▸ **CHALLENGE**
Skip the pictures, please, and write out exactly the lines from the opening of the data through the line containing "linkedin_text = '+2,000 followers'".
[begin DATA BLOCK]
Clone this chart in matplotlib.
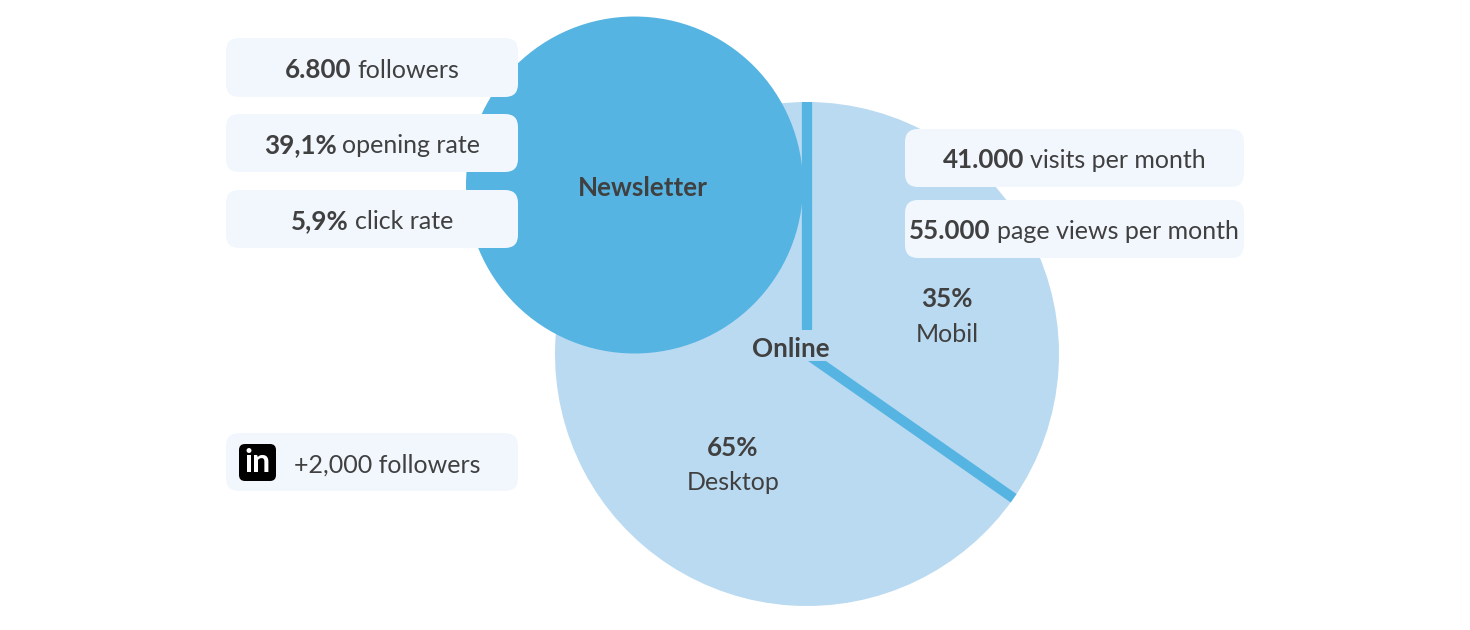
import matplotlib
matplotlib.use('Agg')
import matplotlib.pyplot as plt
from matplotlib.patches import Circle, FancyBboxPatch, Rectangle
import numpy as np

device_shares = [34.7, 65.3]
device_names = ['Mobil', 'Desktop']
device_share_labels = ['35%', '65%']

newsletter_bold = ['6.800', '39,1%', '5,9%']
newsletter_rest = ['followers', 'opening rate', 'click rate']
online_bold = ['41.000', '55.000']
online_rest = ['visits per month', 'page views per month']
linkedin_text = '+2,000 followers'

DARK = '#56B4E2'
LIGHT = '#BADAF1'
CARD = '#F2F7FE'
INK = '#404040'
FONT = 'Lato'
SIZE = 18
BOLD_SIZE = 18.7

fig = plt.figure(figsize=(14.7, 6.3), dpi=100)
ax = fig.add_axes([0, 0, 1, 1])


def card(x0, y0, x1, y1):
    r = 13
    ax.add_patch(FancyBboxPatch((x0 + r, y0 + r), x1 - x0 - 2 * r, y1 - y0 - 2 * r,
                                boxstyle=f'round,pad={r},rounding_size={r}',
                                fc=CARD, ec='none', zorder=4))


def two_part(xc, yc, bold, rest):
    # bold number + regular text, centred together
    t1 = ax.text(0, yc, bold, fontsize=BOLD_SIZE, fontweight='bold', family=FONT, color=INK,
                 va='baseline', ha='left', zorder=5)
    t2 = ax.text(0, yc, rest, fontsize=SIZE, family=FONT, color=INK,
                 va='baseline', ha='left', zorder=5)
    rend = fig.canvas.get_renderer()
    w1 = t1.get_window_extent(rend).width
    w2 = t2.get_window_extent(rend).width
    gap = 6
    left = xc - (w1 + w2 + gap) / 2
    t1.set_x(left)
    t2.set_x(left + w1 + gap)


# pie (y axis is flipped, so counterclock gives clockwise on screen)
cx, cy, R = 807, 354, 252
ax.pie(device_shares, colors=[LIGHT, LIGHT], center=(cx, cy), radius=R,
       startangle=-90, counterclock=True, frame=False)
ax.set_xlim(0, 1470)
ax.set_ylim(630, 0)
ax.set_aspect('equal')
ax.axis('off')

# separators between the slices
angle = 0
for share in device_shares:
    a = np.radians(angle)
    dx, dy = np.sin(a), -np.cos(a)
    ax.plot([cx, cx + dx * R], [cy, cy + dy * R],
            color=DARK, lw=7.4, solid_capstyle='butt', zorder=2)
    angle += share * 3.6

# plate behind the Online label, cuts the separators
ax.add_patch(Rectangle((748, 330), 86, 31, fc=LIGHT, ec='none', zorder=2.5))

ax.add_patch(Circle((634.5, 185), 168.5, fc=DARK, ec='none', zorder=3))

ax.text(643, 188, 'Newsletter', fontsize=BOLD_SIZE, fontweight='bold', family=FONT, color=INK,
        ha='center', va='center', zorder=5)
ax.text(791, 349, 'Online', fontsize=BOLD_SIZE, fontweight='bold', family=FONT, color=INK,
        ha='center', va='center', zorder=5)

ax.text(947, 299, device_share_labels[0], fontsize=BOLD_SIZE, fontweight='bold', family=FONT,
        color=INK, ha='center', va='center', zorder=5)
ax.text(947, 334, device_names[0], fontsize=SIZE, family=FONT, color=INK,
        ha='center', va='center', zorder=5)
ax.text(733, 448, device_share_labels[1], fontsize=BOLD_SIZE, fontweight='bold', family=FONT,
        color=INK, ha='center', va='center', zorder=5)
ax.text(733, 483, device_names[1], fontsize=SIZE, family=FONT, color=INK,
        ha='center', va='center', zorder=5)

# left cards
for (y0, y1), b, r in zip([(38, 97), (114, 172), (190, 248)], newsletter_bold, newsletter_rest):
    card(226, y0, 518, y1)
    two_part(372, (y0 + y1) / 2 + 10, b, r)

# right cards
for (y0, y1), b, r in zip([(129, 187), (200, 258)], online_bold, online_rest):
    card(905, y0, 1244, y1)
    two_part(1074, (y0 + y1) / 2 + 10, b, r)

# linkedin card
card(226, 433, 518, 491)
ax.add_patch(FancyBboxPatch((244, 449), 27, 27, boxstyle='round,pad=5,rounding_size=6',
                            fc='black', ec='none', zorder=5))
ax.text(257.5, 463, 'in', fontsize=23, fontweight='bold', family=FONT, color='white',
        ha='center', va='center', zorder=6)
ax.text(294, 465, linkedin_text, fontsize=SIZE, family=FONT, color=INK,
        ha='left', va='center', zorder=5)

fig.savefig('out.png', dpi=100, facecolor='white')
[end DATA BLOCK]
▸ **WRITTEN RESPONSE**
Clone this chart in matplotlib.
import matplotlib
matplotlib.use('Agg')
import matplotlib.pyplot as plt
from matplotlib.patches import Circle, FancyBboxPatch, Rectangle
import numpy as np

device_shares = [34.7, 65.3]
device_names = ['Mobil', 'Desktop']
device_share_labels = ['35%', '65%']

newsletter_bold = ['6.800', '39,1%', '5,9%']
newsletter_rest = ['followers', 'opening rate', 'click rate']
online_bold = ['41.000', '55.000']
online_rest = ['visits per month', 'page views per month']
linkedin_text = '+2,000 followers'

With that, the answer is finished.